The National Park Service will pursue a less vigorous deer hunt this year at Gettysburg National Military Park and Eisenhower National Historic Site than in previous years, thanks to what it says is the success of the program.
Last year's deer survey showed that the Park Service achieved its goal of reducing the herd's density to 25 deer per square mile, said park spokeswoman Katie Lawhon.
Lawhon said the Park Service, biologists, and the state concluded in 1995 - when the deer survey estimated that the park had 333 deer per square mile - that the park's landscape could support 25 deer per square mile.
But the deer have no natural predators on or near park land, and their numbers would grow without management, Lawhon said.
She said the Park Service aims to shoot 115 deer between October and March, down from 200 in 2004, when the park had 31 deer per square mile.
Those goals decreased with the deer's density. The park estimated 26 deer per square mile in 2005, Lawhon said.
Lawhon estimated that this year's program would cost about $5,948, excluding man hours, which is what it cost last year.
Lawhon said thinning the herd benefits the park.
"The intense browsing by deer was threatening the future of the wood lots because there were very few younger trees that managed to live or thrive," Lawhon said.
Lawhon said the deer also threatened the Park Service's agricultural program, where local farmers maintain farm fields that are part of the park.

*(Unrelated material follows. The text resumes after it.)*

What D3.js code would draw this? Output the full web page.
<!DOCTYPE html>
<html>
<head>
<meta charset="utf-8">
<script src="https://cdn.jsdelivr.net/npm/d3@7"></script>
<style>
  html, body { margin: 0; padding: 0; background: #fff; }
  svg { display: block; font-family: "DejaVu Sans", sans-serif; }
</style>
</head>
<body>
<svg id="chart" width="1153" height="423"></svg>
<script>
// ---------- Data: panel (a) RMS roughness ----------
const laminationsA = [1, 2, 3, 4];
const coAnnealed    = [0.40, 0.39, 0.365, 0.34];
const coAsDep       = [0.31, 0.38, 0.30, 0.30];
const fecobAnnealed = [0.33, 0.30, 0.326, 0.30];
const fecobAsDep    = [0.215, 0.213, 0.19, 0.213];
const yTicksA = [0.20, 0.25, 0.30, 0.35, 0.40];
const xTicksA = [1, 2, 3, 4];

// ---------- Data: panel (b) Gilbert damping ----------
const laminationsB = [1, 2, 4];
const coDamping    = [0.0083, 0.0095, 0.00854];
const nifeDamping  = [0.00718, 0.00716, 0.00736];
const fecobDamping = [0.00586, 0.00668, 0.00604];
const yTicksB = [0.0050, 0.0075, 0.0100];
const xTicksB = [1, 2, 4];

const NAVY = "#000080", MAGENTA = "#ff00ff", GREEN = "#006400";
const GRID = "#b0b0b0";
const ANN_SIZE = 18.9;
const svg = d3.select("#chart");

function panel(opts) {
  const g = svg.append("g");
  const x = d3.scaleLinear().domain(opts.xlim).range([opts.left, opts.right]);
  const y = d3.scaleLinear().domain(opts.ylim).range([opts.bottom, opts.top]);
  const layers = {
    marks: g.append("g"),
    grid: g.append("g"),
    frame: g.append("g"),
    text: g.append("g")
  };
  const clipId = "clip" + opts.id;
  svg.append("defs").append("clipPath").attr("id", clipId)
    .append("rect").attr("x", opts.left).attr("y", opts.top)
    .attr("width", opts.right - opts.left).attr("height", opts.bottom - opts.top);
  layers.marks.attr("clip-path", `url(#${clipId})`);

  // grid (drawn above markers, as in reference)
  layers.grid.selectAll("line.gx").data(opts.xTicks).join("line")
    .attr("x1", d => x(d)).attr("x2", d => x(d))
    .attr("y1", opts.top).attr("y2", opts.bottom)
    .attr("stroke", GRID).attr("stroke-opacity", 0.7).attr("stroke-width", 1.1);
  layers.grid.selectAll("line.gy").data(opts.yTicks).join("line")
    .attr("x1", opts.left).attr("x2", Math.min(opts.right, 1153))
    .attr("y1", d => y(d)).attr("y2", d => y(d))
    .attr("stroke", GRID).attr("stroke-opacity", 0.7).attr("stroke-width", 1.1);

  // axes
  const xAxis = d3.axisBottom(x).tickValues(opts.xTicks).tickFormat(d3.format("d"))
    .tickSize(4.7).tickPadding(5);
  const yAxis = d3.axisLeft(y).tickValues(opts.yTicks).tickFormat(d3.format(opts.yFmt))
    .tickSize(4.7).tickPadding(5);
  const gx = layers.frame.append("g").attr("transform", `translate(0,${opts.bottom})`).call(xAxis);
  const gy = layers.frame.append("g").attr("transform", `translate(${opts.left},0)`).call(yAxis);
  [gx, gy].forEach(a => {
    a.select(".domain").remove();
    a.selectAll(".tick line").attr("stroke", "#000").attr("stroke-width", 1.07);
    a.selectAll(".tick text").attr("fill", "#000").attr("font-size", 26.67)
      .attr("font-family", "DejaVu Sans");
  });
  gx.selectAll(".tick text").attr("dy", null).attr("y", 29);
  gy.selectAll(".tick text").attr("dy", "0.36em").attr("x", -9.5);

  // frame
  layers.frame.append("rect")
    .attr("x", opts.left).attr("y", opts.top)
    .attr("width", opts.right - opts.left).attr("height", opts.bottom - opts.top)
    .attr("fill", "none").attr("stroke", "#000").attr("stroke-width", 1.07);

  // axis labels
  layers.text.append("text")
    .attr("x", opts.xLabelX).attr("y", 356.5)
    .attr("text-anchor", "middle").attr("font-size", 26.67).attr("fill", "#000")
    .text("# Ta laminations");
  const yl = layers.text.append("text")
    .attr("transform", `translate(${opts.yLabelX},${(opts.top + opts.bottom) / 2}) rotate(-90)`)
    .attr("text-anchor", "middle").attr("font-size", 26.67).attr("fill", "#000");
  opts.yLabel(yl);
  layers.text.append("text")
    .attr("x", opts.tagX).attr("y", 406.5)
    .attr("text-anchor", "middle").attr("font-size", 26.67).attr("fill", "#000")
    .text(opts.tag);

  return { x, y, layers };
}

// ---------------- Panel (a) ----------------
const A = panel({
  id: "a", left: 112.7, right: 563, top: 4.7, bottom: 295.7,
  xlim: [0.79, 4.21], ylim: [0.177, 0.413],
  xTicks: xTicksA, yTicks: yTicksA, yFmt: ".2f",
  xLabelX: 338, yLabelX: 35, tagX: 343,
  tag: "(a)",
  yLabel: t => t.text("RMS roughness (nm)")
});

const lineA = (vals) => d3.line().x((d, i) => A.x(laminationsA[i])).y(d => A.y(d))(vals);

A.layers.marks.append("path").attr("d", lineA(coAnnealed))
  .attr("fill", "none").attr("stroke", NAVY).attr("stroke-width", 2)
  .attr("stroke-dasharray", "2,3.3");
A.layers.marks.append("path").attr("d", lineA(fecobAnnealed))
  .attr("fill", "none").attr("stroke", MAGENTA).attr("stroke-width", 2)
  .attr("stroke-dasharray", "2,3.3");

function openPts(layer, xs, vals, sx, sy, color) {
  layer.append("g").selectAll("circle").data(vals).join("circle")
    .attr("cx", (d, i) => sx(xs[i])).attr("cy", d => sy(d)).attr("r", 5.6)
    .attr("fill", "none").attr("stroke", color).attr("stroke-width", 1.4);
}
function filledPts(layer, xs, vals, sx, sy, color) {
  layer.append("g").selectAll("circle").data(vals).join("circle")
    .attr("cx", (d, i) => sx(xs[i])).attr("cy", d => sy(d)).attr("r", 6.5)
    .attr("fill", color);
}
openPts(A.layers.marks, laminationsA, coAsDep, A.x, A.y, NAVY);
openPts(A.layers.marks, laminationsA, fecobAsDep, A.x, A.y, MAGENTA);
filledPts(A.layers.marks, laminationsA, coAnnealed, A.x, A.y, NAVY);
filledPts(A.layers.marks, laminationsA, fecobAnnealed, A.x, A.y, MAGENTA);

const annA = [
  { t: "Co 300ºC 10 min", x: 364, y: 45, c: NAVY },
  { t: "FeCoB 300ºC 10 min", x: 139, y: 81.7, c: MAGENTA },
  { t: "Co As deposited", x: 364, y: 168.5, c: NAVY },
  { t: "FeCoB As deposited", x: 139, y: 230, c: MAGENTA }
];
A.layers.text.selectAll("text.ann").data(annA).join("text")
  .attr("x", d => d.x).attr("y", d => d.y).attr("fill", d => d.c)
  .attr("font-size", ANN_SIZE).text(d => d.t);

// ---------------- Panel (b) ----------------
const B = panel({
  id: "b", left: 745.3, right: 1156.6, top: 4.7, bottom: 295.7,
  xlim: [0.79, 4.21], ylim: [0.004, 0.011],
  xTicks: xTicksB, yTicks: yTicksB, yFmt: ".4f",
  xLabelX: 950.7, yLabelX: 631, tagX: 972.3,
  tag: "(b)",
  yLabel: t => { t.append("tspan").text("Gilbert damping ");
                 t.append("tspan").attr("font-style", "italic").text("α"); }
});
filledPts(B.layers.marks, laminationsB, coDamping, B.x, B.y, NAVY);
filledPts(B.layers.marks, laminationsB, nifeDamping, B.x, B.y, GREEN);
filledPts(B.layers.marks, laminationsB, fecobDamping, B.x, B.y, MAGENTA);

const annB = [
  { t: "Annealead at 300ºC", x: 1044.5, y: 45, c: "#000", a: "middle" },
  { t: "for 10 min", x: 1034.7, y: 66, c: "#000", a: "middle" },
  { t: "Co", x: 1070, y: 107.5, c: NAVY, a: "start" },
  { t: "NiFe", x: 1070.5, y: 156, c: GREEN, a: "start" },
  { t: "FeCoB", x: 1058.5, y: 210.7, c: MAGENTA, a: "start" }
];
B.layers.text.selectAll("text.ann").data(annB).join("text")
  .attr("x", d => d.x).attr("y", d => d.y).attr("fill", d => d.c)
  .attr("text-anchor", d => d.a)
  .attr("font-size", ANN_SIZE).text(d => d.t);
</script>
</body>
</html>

"We found that there was so much damage to the crops that it was becoming less and less worthwhile for the farmer to lease the field," Lawhon said.
Lawhon said without local farmers cultivating the fields, the park would lose its 1863 agricultural appearance and make it harder for visitors to understand the landscape.
The Park Service also had a high number of car accidents involving deer when the animals roamed the park in large numbers, Lawhon said.
Lawhon said park employees shoot only antlerless deer to leave those with antlers for hunters on nearby land.
She stressed that this is not a public hunting opportunity. Only qualified federal employees are allowed to shoot deer on national park land in the herd-reducing effort.
The Park Service pays to have the deer butchered, and donates the meat to the Central Pennsylvania Food Bank in Harrisburg, Lawhon said.